The great historian Sean Wilentz:

When [Franklin] Pierce ran for president in 1852, Lincoln, naturally, campaigned against him. . . . Lincoln limited himself to a long speech in Springfield . . . The speech did nothing to affect the outcome of the election, in Illinois or in the country at large. But it deserves to be remembered in these days of Lincoln idolatry, because it can be disturbing reading to anyone inclined to worship Father Abraham.

[MORE . . .]

. . . Lincoln attacked Pierce not as a slaveholders' tool, but as a Yankee who had flattered anti-slavery northerners. Lincoln specifically charged that Pierce had expressed a "loathing" for the Fugitive Slave Law . . . . [Pierce] did so, Lincoln charged, in an effort to pick up votes outside the Democrats' base in the deep South. Lincoln even claimed that the northerner Pierce's "efficacy" at winning anti-slavery votes "was the very thing that secured his nomination."

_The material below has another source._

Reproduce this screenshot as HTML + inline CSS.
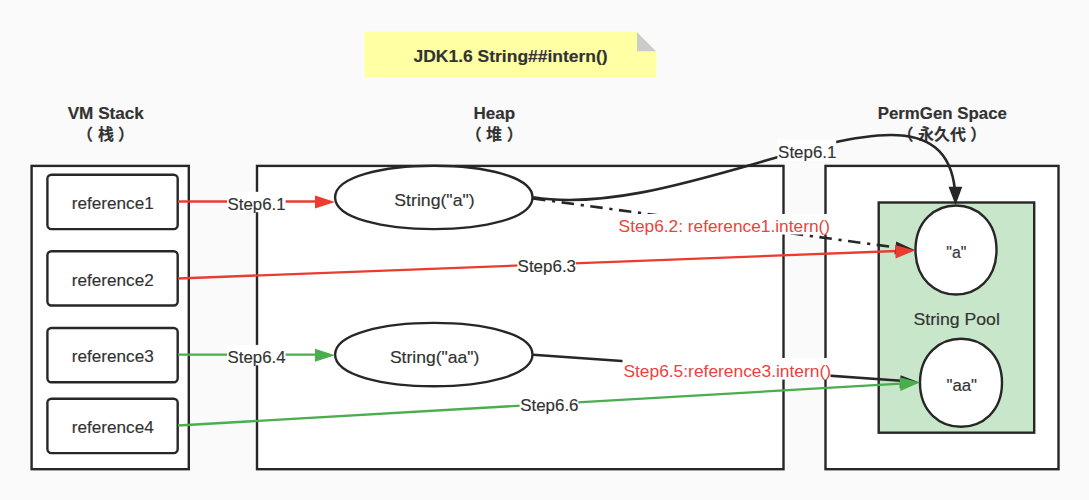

. . . My point in re-telling this story is not to try, yet again, to debunk Lincoln's reputation for probity and sagacity, and for perfect enlightenment on racial issues. The defamatory image of Lincoln as a conventional white racist, whose chief cause was self-aggrandizement, is even more absurd than the awestruck hagiographies that have become ubiquitous in this anniversary year. My point is simpler and larger. It is that Abraham Lincoln was, first and foremost, a politician.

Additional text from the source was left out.